* [GOAL OF THE EXERCISE]:
Say how many lines include the word "this", using only a number.

=== ROWS ===

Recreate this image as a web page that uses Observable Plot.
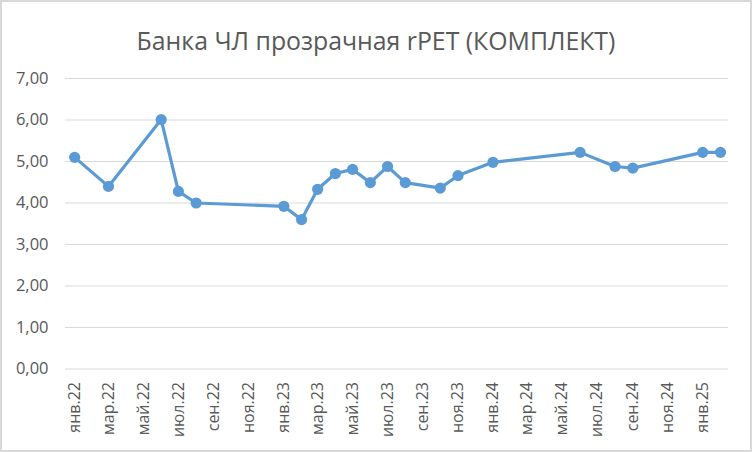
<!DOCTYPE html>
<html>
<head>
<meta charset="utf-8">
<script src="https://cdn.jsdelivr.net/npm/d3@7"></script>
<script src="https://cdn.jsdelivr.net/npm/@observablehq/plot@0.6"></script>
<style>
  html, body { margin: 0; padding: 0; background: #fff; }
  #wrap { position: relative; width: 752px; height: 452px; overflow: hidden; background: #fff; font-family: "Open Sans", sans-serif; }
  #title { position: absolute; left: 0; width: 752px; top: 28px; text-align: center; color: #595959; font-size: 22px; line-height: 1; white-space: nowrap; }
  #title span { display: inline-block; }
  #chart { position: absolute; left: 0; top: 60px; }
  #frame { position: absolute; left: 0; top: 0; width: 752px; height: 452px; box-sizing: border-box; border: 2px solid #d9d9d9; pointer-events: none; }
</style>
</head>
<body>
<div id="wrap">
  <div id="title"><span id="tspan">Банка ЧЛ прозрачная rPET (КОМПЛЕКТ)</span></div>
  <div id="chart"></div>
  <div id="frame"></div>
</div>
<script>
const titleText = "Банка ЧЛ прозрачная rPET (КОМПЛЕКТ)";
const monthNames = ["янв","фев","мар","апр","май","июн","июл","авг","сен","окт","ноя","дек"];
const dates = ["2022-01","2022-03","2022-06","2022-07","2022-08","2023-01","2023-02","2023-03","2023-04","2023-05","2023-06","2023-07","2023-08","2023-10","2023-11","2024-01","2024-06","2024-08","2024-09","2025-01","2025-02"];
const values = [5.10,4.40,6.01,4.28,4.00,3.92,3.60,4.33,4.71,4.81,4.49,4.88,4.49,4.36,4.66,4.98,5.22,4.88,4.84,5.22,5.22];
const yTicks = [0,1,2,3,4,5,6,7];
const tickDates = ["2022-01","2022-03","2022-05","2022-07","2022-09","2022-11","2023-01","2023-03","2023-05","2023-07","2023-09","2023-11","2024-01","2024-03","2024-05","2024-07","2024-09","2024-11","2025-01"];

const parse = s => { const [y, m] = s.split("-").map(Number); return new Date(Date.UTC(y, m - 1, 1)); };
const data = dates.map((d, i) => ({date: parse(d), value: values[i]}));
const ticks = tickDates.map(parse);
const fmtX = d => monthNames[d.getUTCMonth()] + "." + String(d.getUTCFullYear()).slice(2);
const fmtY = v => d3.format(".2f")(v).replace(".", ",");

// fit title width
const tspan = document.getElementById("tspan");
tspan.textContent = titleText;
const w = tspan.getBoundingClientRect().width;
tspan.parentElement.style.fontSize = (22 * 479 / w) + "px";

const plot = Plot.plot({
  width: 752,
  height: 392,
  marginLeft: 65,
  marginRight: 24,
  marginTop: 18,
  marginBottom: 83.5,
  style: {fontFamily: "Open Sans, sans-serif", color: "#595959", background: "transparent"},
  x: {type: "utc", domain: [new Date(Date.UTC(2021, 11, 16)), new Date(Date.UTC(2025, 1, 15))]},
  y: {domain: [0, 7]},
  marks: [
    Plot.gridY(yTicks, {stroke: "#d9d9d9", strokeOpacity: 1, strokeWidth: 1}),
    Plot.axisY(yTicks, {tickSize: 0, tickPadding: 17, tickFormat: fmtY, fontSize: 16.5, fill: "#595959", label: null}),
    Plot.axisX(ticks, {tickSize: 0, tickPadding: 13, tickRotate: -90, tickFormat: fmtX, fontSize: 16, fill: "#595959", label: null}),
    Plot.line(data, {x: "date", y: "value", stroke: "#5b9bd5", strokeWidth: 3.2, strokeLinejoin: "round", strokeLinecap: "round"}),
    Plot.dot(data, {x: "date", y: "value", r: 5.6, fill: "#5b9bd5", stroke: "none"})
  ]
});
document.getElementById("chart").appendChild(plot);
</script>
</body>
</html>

===
=== ROWS ===

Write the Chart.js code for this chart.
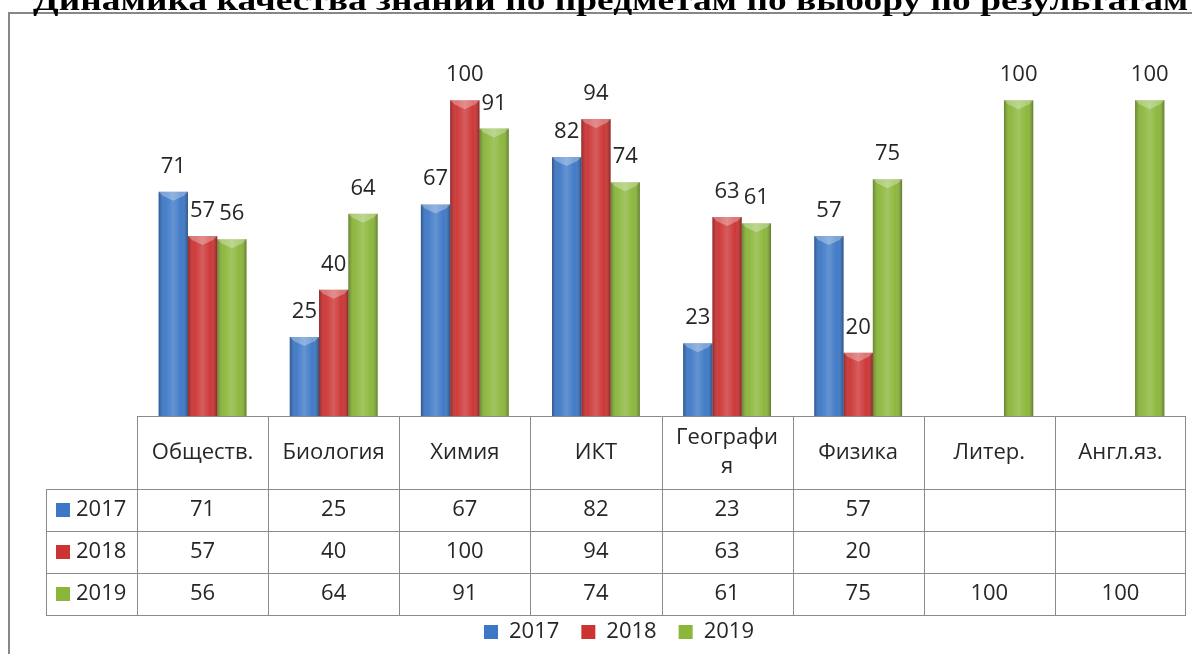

===

* [OUTPUT]:
2